While doing some grocery shopping tonight (yes, plastic surgeons do grocery shopping – my spouse is a dermatologist so we split the household chores) I saw this month’s Life & Style cover story “Heidi’s New Surgery Disaster.” Being a cosmetic plastic surgeon this naturally piqued my curiosity so I bought the magazine and read it when I got home.
The essence of the article is a story about how Heidi regrets all the surgery she had, about ten or so operations performed at once, at a cost of over $100,000. There is an extensive pictorial showing her multitude of scars, which are portrayed as horrific. I am not writing this blog to defend what was done, but rather to make a few comments on my observations and offer my opinion.
1. No one “needs” cosmetic surgery. Sure, we may see someone with a large hump on their nose and say they “need” to have it fixed, but they really don’t. The purpose of cosmetic surgery, as I see it, is to make a person feel better about the way they look, that is, to make them more comfortable in their own skin. There is other reason to have cosmetic surgery than to make you feel better. Never do it for someone else.
2. Do not let your surgeon “talk” you into having anything done that you are not in agreement with. Heidi discussed having liposuction on her legs, but later expressed remorse that the scars did not justify the results and that her surgeon talked her into it. As her surgeon recently and very unfortunately met a tragic end, we will never know the truth about that.
3. Surgery does not happen without scars. All humans form permanent visible scars when their flesh is wounded. Some scars are less apparent than others. As plastic surgeons, we learn how to plan our incisions, close wounds, perform surgery and handle tissues so as to minimize scarring, but we cannot eliminate it. Some patients will form scars more visible than other patients. As surgeons, we have no control over patients biologic wound healing properties. I inform all of my patients of this fact many times over before surgery is performed.
4. Surgery is stressful.

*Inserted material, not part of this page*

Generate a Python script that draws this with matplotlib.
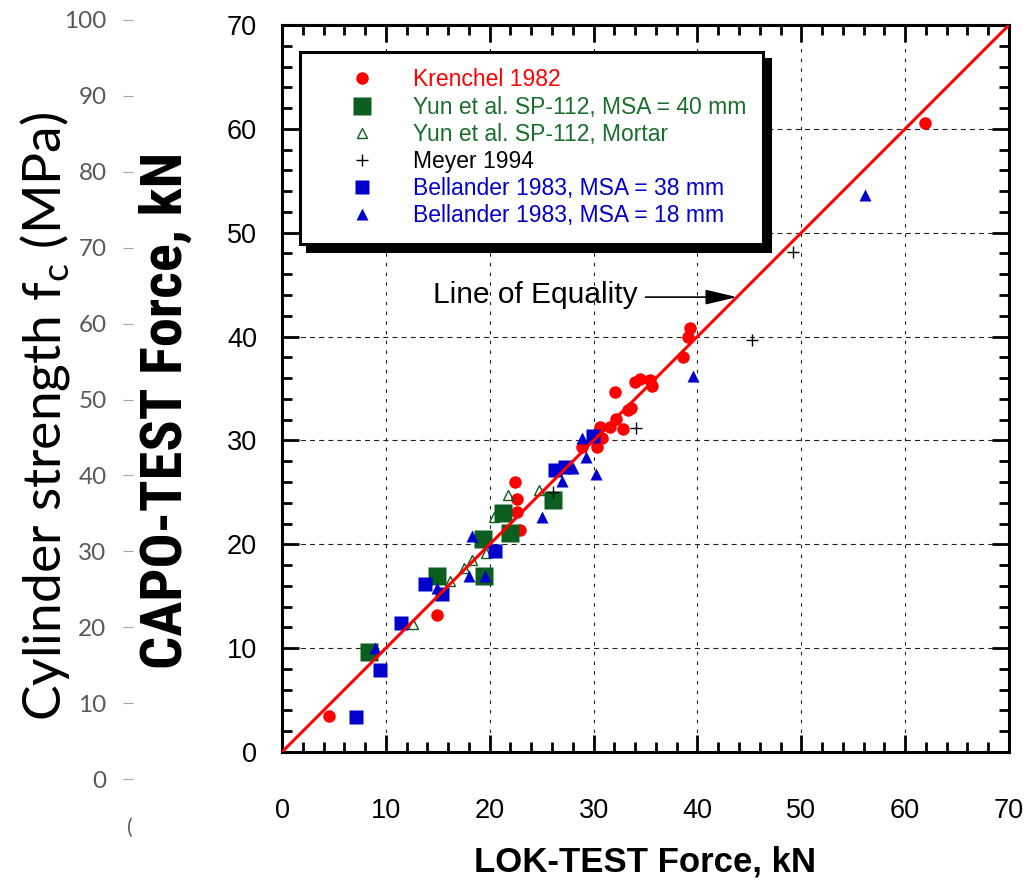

Altering your physical appearance, even for the better is stressful. Combining the two can produce stress as well as emotional ups and downs in the immediate period after surgery. This is all normal, and again, I advise all of my patients about this. I even have a cute little diagram that we give them before surgery to explain this. Some patients undergo two or three procedures in a single sitting. With advances in surgical and anesthetic technique, this is rarely an issue. However, where do you draw the line? I am not sure just what the limit should be, but I do believe that ten procedures at once is probably a bit much.
5. With the exception of Heidi Montag’s breast augmentation, I think that most of her results look good. Maybe not perfect, but plastic surgery is rarely perfect. Let’s face it, our tissues are rarely perfect and the surgeon can only work with what he is given, but that doesn’t mean he can’t still deliver exceptional results. My suspicion is that Heidi was not adequately counseled before her surgery about what to expect in terms of results and scars after the surgery. As far as her breast augmentation, I think that that alone can be the subject of another blog, but suffice it to say that it is ill advised to go from an A or B cup to a G cup. The destruction to the breast tissues is irreversible and uncorrectable. A properly performed augmentation based on the natural characteristics of the breasts yields excellent, natural results with minimal risk of problems, both in the short term as well as the long term.
My advice for those interested in plastic surgery is to not be put off by Heidi’s unusual story. Her story is one of a woman with perhaps unrealistic expectations, a long list of features about her body that she wishes to correct, a surgeon who more than pushed the envelope on what in my humble opinion is reasonable and a lack of appropriate preoperative counseling and preparation.
I recommend those interested in cosmetic surgery to do your research. Spend time on the Internet looking at lots of plastic surgery websites. Learn as much about the procedure that you are interested in. Visit several surgeons. Ask lots of questions. Speak to patients who have had the surgery that you are interested in. IF you personally know people who have undergone the surgery that you wish, visit their doctor as well. An informed patient, as with any other consumer, will in the end be the happiest patient.